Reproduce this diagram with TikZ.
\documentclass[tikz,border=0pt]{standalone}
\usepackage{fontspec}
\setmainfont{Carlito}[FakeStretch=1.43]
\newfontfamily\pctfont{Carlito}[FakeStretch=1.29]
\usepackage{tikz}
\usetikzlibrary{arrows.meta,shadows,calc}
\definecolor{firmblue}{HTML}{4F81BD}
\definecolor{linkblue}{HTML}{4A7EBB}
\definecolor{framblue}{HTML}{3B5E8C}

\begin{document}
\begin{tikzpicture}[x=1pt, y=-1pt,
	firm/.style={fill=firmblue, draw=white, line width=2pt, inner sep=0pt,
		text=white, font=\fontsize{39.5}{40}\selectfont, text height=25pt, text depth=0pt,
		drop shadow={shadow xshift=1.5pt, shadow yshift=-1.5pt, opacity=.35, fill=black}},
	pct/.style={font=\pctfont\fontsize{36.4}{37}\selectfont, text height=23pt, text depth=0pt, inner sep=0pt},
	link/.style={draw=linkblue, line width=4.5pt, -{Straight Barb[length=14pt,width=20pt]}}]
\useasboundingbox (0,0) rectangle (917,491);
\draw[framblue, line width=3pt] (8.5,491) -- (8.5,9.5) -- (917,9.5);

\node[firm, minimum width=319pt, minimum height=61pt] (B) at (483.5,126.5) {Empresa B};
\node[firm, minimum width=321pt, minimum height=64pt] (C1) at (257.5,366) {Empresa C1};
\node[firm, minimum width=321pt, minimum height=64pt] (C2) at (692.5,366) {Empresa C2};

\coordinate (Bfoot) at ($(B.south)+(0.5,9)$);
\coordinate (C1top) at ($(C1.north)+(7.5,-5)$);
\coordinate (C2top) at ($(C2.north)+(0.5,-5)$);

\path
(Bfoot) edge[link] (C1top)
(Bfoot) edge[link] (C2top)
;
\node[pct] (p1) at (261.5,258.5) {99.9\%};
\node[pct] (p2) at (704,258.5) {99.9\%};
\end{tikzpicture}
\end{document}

▶ What you should do
Extract the data exactly as given.

▶ Solved exercise
Reproduce this diagram with TikZ.
\documentclass[tikz,border=0pt]{standalone}
\usepackage{fontspec}
\setmainfont{Carlito}[FakeStretch=1.43]
\newfontfamily\pctfont{Carlito}[FakeStretch=1.29]
\usepackage{tikz}
\usetikzlibrary{arrows.meta,shadows,calc}
\definecolor{firmblue}{HTML}{4F81BD}
\definecolor{linkblue}{HTML}{4A7EBB}
\definecolor{framblue}{HTML}{3B5E8C}

\begin{document}
\begin{tikzpicture}[x=1pt, y=-1pt,
	firm/.style={fill=firmblue, draw=white, line width=2pt, inner sep=0pt,
		text=white, font=\fontsize{39.5}{40}\selectfont, text height=25pt, text depth=0pt,
		drop shadow={shadow xshift=1.5pt, shadow yshift=-1.5pt, opacity=.35, fill=black}},
	pct/.style={font=\pctfont\fontsize{36.4}{37}\selectfont, text height=23pt, text depth=0pt, inner sep=0pt},
	link/.style={draw=linkblue, line width=4.5pt, -{Straight Barb[length=14pt,width=20pt]}}]
\useasboundingbox (0,0) rectangle (917,491);
\draw[framblue, line width=3pt] (8.5,491) -- (8.5,9.5) -- (917,9.5);

\node[firm, minimum width=319pt, minimum height=61pt] (B) at (483.5,126.5) {Empresa B};
\node[firm, minimum width=321pt, minimum height=64pt] (C1) at (257.5,366) {Empresa C1};
\node[firm, minimum width=321pt, minimum height=64pt] (C2) at (692.5,366) {Empresa C2};

\coordinate (Bfoot) at ($(B.south)+(0.5,9)$);
\coordinate (C1top) at ($(C1.north)+(7.5,-5)$);
\coordinate (C2top) at ($(C2.north)+(0.5,-5)$);

\path
(Bfoot) edge[link] (C1top)
(Bfoot) edge[link] (C2top)
;
\node[pct] (p1) at (261.5,258.5) {99.9\%};
\node[pct] (p2) at (704,258.5) {99.9\%};
\end{tikzpicture}
\end{document}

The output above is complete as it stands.